Pictures aside, quote the whole listing exactly.
===
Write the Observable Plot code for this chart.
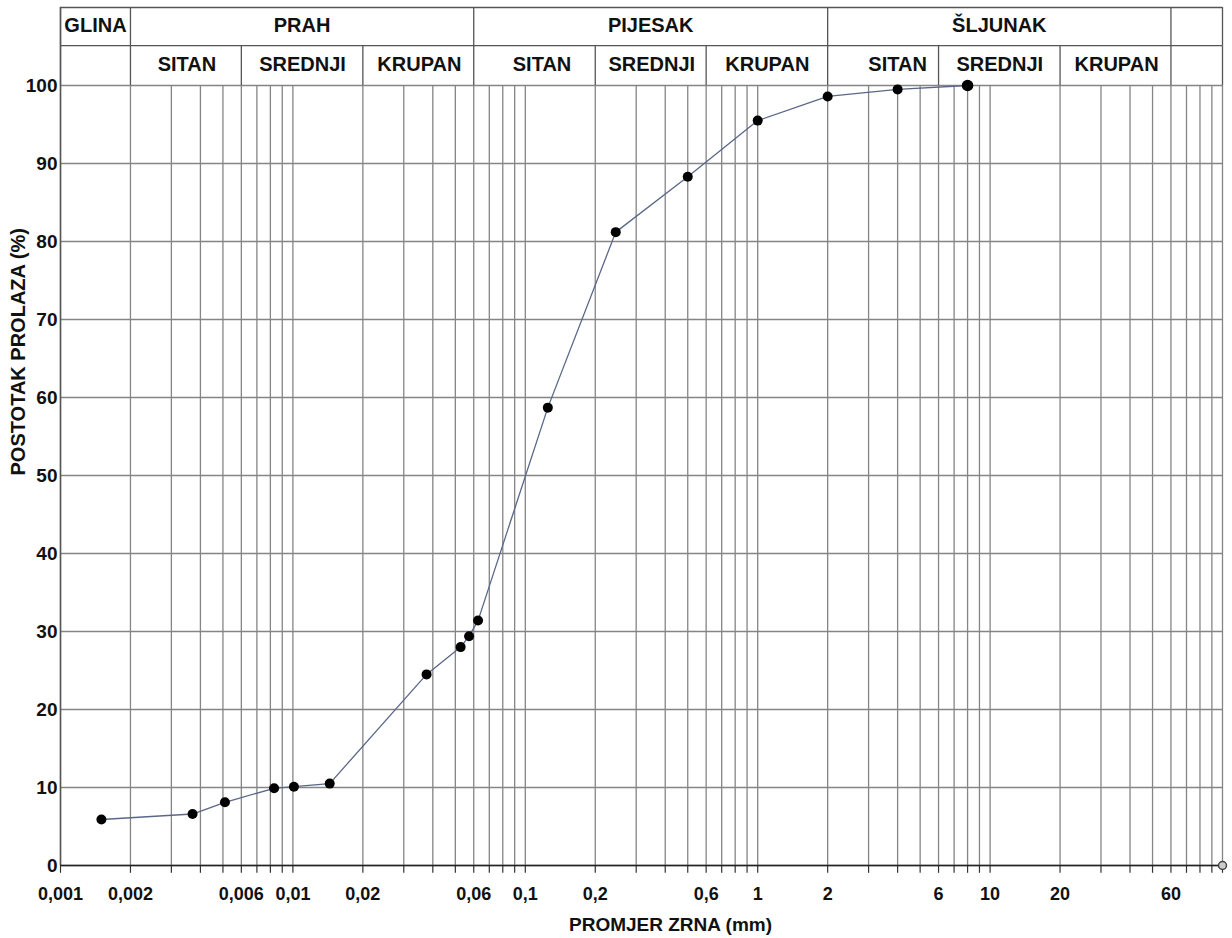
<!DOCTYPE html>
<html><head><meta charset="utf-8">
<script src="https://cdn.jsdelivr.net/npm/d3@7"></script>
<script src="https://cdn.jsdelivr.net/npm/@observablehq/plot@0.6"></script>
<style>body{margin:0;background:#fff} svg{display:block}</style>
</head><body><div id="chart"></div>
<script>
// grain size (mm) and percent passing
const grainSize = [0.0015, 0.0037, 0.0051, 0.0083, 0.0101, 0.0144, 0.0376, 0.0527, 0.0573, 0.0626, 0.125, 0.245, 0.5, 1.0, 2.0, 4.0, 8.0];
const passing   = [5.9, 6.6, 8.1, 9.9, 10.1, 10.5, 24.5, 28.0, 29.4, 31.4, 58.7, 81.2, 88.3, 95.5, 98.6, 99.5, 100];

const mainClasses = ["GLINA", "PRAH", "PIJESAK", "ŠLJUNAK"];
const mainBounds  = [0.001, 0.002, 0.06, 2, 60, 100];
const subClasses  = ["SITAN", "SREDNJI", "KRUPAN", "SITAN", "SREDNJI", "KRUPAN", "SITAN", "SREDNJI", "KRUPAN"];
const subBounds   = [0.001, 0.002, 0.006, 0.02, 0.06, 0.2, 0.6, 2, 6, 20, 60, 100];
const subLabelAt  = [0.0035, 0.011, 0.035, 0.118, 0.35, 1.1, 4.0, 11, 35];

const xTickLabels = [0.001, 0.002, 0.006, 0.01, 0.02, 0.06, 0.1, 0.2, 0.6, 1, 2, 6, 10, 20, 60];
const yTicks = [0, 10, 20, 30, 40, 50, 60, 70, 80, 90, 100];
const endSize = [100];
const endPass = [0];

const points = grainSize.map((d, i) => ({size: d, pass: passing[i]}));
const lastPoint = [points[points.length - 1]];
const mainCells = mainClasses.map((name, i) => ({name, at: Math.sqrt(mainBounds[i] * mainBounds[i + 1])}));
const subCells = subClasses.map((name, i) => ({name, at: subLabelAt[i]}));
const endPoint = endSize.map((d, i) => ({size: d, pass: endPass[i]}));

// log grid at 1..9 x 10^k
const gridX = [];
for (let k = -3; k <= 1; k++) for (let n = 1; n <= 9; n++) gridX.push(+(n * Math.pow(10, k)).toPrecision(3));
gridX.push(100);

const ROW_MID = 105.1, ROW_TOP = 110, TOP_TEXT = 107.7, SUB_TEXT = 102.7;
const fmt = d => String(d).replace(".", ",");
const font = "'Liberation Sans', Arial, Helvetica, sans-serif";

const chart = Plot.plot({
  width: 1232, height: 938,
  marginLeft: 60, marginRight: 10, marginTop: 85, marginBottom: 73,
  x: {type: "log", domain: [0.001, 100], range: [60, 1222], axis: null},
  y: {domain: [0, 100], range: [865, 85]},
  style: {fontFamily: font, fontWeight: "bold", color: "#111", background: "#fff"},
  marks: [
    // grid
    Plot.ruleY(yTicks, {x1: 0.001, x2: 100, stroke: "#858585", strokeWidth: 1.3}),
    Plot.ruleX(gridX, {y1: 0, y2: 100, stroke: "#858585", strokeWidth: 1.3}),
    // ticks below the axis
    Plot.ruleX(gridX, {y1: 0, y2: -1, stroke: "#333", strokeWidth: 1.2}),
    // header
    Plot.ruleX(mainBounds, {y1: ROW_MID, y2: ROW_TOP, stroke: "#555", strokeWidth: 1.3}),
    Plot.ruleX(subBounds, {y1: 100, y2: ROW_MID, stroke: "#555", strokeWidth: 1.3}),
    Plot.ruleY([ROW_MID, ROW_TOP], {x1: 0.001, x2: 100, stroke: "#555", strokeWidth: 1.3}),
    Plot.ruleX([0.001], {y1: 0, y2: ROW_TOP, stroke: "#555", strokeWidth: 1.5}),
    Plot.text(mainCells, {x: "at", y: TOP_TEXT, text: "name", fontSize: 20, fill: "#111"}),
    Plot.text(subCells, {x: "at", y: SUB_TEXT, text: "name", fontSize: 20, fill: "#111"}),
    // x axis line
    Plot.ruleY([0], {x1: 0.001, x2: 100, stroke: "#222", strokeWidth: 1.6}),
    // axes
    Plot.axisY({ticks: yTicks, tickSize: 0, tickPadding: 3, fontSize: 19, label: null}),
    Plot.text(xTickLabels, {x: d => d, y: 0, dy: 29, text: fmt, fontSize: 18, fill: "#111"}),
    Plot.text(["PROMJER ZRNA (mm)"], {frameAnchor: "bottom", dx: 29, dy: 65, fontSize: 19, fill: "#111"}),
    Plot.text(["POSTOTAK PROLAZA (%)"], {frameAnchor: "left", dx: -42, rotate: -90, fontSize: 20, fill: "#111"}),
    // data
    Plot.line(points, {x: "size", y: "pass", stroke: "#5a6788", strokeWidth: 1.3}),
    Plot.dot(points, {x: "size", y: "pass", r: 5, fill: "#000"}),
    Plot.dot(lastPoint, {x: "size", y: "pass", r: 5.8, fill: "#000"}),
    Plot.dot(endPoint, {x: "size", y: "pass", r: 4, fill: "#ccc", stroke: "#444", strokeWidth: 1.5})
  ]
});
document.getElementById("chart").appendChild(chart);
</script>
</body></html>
===
### TASK RESULT
Write the Observable Plot code for this chart.
<!DOCTYPE html>
<html><head><meta charset="utf-8">
<script src="https://cdn.jsdelivr.net/npm/d3@7"></script>
<script src="https://cdn.jsdelivr.net/npm/@observablehq/plot@0.6"></script>
<style>body{margin:0;background:#fff} svg{display:block}</style>
</head><body><div id="chart"></div>
<script>
// grain size (mm) and percent passing
const grainSize = [0.0015, 0.0037, 0.0051, 0.0083, 0.0101, 0.0144, 0.0376, 0.0527, 0.0573, 0.0626, 0.125, 0.245, 0.5, 1.0, 2.0, 4.0, 8.0];
const passing   = [5.9, 6.6, 8.1, 9.9, 10.1, 10.5, 24.5, 28.0, 29.4, 31.4, 58.7, 81.2, 88.3, 95.5, 98.6, 99.5, 100];

const mainClasses = ["GLINA", "PRAH", "PIJESAK", "ŠLJUNAK"];
const mainBounds  = [0.001, 0.002, 0.06, 2, 60, 100];
const subClasses  = ["SITAN", "SREDNJI", "KRUPAN", "SITAN", "SREDNJI", "KRUPAN", "SITAN", "SREDNJI", "KRUPAN"];
const subBounds   = [0.001, 0.002, 0.006, 0.02, 0.06, 0.2, 0.6, 2, 6, 20, 60, 100];
const subLabelAt  = [0.0035, 0.011, 0.035, 0.118, 0.35, 1.1, 4.0, 11, 35];

const xTickLabels = [0.001, 0.002, 0.006, 0.01, 0.02, 0.06, 0.1, 0.2, 0.6, 1, 2, 6, 10, 20, 60];
const yTicks = [0, 10, 20, 30, 40, 50, 60, 70, 80, 90, 100];
const endSize = [100];
const endPass = [0];

const points = grainSize.map((d, i) => ({size: d, pass: passing[i]}));
const lastPoint = [points[points.length - 1]];
const mainCells = mainClasses.map((name, i) => ({name, at: Math.sqrt(mainBounds[i] * mainBounds[i + 1])}));
const subCells = subClasses.map((name, i) => ({name, at: subLabelAt[i]}));
const endPoint = endSize.map((d, i) => ({size: d, pass: endPass[i]}));

// log grid at 1..9 x 10^k
const gridX = [];
for (let k = -3; k <= 1; k++) for (let n = 1; n <= 9; n++) gridX.push(+(n * Math.pow(10, k)).toPrecision(3));
gridX.push(100);

const ROW_MID = 105.1, ROW_TOP = 110, TOP_TEXT = 107.7, SUB_TEXT = 102.7;
const fmt = d => String(d).replace(".", ",");
const font = "'Liberation Sans', Arial, Helvetica, sans-serif";

const chart = Plot.plot({
  width: 1232, height: 938,
  marginLeft: 60, marginRight: 10, marginTop: 85, marginBottom: 73,
  x: {type: "log", domain: [0.001, 100], range: [60, 1222], axis: null},
  y: {domain: [0, 100], range: [865, 85]},
  style: {fontFamily: font, fontWeight: "bold", color: "#111", background: "#fff"},
  marks: [
    // grid
    Plot.ruleY(yTicks, {x1: 0.001, x2: 100, stroke: "#858585", strokeWidth: 1.3}),
    Plot.ruleX(gridX, {y1: 0, y2: 100, stroke: "#858585", strokeWidth: 1.3}),
    // ticks below the axis
    Plot.ruleX(gridX, {y1: 0, y2: -1, stroke: "#333", strokeWidth: 1.2}),
    // header
    Plot.ruleX(mainBounds, {y1: ROW_MID, y2: ROW_TOP, stroke: "#555", strokeWidth: 1.3}),
    Plot.ruleX(subBounds, {y1: 100, y2: ROW_MID, stroke: "#555", strokeWidth: 1.3}),
    Plot.ruleY([ROW_MID, ROW_TOP], {x1: 0.001, x2: 100, stroke: "#555", strokeWidth: 1.3}),
    Plot.ruleX([0.001], {y1: 0, y2: ROW_TOP, stroke: "#555", strokeWidth: 1.5}),
    Plot.text(mainCells, {x: "at", y: TOP_TEXT, text: "name", fontSize: 20, fill: "#111"}),
    Plot.text(subCells, {x: "at", y: SUB_TEXT, text: "name", fontSize: 20, fill: "#111"}),
    // x axis line
    Plot.ruleY([0], {x1: 0.001, x2: 100, stroke: "#222", strokeWidth: 1.6}),
    // axes
    Plot.axisY({ticks: yTicks, tickSize: 0, tickPadding: 3, fontSize: 19, label: null}),
    Plot.text(xTickLabels, {x: d => d, y: 0, dy: 29, text: fmt, fontSize: 18, fill: "#111"}),
    Plot.text(["PROMJER ZRNA (mm)"], {frameAnchor: "bottom", dx: 29, dy: 65, fontSize: 19, fill: "#111"}),
    Plot.text(["POSTOTAK PROLAZA (%)"], {frameAnchor: "left", dx: -42, rotate: -90, fontSize: 20, fill: "#111"}),
    // data
    Plot.line(points, {x: "size", y: "pass", stroke: "#5a6788", strokeWidth: 1.3}),
    Plot.dot(points, {x: "size", y: "pass", r: 5, fill: "#000"}),
    Plot.dot(lastPoint, {x: "size", y: "pass", r: 5.8, fill: "#000"}),
    Plot.dot(endPoint, {x: "size", y: "pass", r: 4, fill: "#ccc", stroke: "#444", strokeWidth: 1.5})
  ]
});
document.getElementById("chart").appendChild(chart);
</script>
</body></html>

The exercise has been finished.